What is depression

Depression refers to a mental health issue in which an individual experiences a low mood and loss of interest in previously enjoyed activities, for at least two weeks. One in six people will experience depression at some point in their life. Whilst women are more likely than men to be diagnosed with depression, it often occurs during late adolescence for both genders.

Depression vs. Grief

It is normal for traumatic life events, such as the loss of a loved one, to cause periods of grieving. Grief may present itself as waves of painful feelings, intermixed with some positive thoughts. Depression, on the other hand, can cause a persistent low mood over a long period of time, as well as feelings of worthlessness and self loathing.

Signs and Symptoms

A persistent low mood and loss of interest in previously enjoyed activities are the two main signs of depression. 

However, other symptoms of depression can include:

  • Significant weight loss or weight gain
  • A lack of energy
  • Reduced concentration abilities
  • Recurring thoughts of death, or planning for suicide
  • Feelings of guilt and worthlessness


There is no single cause for depression, instead multiple factors can play in causing it in an individual. Risk factors for depression may include:

  • Environmental factors: such as traumatic or stressful life events. 
  • Biological factors: such as an imbalance of hormones in the brain.
  • Genetics: Depression can run in families.
  • Personality: People with low self-esteem, who do not deal well with stress, or are generally pessimistic may be more likely to become depressed.

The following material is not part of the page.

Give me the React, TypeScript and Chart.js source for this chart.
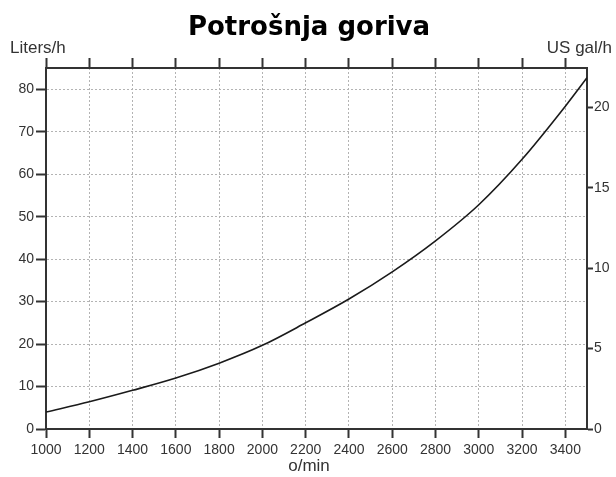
import React, { useEffect, useRef } from "react";
import { Chart, registerables } from "chart.js";

Chart.register(...registerables);

const rpm = [1000, 1200, 1400, 1600, 1800, 2000, 2200, 2400, 2600, 2800, 3000, 3200, 3400, 3500];
const litersPerHour = [4.0, 6.4, 9.1, 12.0, 15.5, 19.7, 25.0, 30.6, 37.0, 44.3, 52.8, 63.5, 76.0, 82.7];

const titleText = "Potrošnja goriva";
const leftUnit = "Liters/h";
const rightUnit = "US gal/h";
const xUnit = "o/min";

const X_MIN = 1000;
const X_MAX = 3500;
const X_STEP = 200;
const Y_MIN = 0;
const Y_MAX = 85;
const Y_STEP = 10;
const LITERS_PER_GALLON = 3.785;
const Y2_STEP = 5;

const TICK_FONT = { family: "'Liberation Sans', Arial, sans-serif", size: 14 };
const TICK_COLOR = "#333";
const GRID_COLOR = "#b3b3b3";
const AXIS_COLOR = "#333";

export default function App() {
  const canvasRef = useRef<HTMLCanvasElement | null>(null);

  useEffect(() => {
    const canvas = canvasRef.current;
    if (!canvas) return;

    const textPlugin = {
      id: "textPlugin",
      afterDraw(chart: any) {
        const ctx = chart.ctx;
        ctx.save();
        ctx.fillStyle = "#000";
        ctx.font = "bold 26px 'DejaVu Sans', Verdana, sans-serif";
        ctx.textAlign = "center";
        ctx.textBaseline = "alphabetic";
        ctx.fillText(titleText, 309, 35);

        ctx.fillStyle = TICK_COLOR;
        ctx.font = "17px 'Liberation Sans', Arial, sans-serif";
        ctx.textAlign = "left";
        ctx.fillText(leftUnit, 10, 53);
        ctx.textAlign = "right";
        ctx.fillText(rightUnit, 612, 53);
        ctx.textAlign = "center";
        ctx.fillText(xUnit, 309, 471);
        ctx.restore();
      },
    };

    const chart = new Chart(canvas, {
      type: "line",
      data: {
        datasets: [
          {
            data: rpm.map((r, i) => ({ x: r, y: litersPerHour[i] })),
            borderColor: "#1a1a1a",
            borderWidth: 1.6,
            pointRadius: 0,
            fill: false,
            cubicInterpolationMode: "monotone",
            xAxisID: "x",
            yAxisID: "y",
          },
        ],
      },
      plugins: [textPlugin],
      options: {
        responsive: false,
        animation: false,
        layout: { padding: 0 },
        plugins: {
          legend: { display: false },
          title: { display: false },
          tooltip: { enabled: false },
        },
        scales: {
          x: {
            type: "linear",
            position: "bottom",
            min: X_MIN,
            max: X_MAX,
            afterFit: (s: any) => {
              s.height = 48;
            },
            ticks: {
              stepSize: X_STEP,
              includeBounds: false,
              autoSkip: false,
              maxRotation: 0,
              padding: 4,
              color: TICK_COLOR,
              font: TICK_FONT,
              callback: (v: any) => String(v),
            },
            grid: {
              color: GRID_COLOR,
              lineWidth: 1,
              tickLength: 9,
              tickColor: AXIS_COLOR,
              tickWidth: 2,
            },
            border: { display: true, color: AXIS_COLOR, width: 2, dash: [2, 2] },
          },
          x2: {
            type: "linear",
            position: "top",
            min: X_MIN,
            max: X_MAX,
            afterFit: (s: any) => {
              s.height = 68;
            },
            ticks: { stepSize: X_STEP, includeBounds: false, display: false, autoSkip: false },
            grid: {
              drawOnChartArea: false,
              tickLength: 10,
              tickColor: AXIS_COLOR,
              tickWidth: 2,
            },
            border: { display: true, color: AXIS_COLOR, width: 2 },
          },
          y: {
            type: "linear",
            position: "left",
            min: Y_MIN,
            max: Y_MAX,
            afterFit: (s: any) => {
              s.width = 46;
            },
            ticks: {
              stepSize: Y_STEP,
              includeBounds: false,
              padding: 2,
              color: TICK_COLOR,
              font: TICK_FONT,
              callback: (v: any) => String(v),
            },
            grid: {
              color: GRID_COLOR,
              lineWidth: 1,
              tickLength: 10,
              tickColor: AXIS_COLOR,
              tickWidth: 2,
            },
            border: { display: true, color: AXIS_COLOR, width: 2, dash: [2, 2] },
          },
          y2: {
            type: "linear",
            position: "right",
            min: Y_MIN / LITERS_PER_GALLON,
            max: Y_MAX / LITERS_PER_GALLON,
            afterFit: (s: any) => {
              s.width = 29;
            },
            ticks: {
              stepSize: Y2_STEP,
              includeBounds: false,
              padding: 1,
              color: TICK_COLOR,
              font: TICK_FONT,
              callback: (v: any) => String(v),
            },
            grid: {
              drawOnChartArea: false,
              tickLength: 6,
              tickColor: AXIS_COLOR,
              tickWidth: 2,
            },
            border: { display: true, color: AXIS_COLOR, width: 2 },
          },
        },
      } as any,
    });

    return () => {
      chart.destroy();
    };
  }, []);

  return (
    <div style={{ position: "absolute", left: 0, top: 0, width: 616, height: 477, background: "#fff" }}>
      <canvas ref={canvasRef} width={616} height={477} />
    </div>
  );
}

The main types of depression include:

  • Major Depression: Exhibited by episodes of depression that last at least two weeks. Everyday functioning may also be inhibited. Symptoms can be mild, moderate or severe
  • Dysthymia: Symptoms are similar to major depression, however they are less severe and more persistent, being present for at least two years
  • Melancholia: A severe form of depression. Individuals often move more slowly and may experience a complete loss of interest in almost everything
  • Antenatal and Postnatal Depression: Depression that occurs in mothers as a result of pregnancy
  • Seasonal affective disorder (SAD): A mood disorder that follows a seasonal pattern


Depression is among the most treatable of mental disorders. There are two main ways of treating depression, psychotherapy and medication.

For milder forms of depression, psychotherapy alone may be enough for successful treatment. However more severe forms of depression may require a combination of the two.

Psychotherapy is the first line of treatment for depression. Therapy often revolves around challenging distorted thinking patterns and helping to build resilience and problem-solving.

Antidepressants are medication that can help to fix chemical imbalances in the brain and thus control symptoms of depression. Whilst many types of antidepressants can be effective in treating symptoms, it may take several trials of medication to find one that fits you.

Self-help strategies, such as adopting healthy coping mechanisms and a healthy lifestyle, as well as reducing stress, can also promote healing.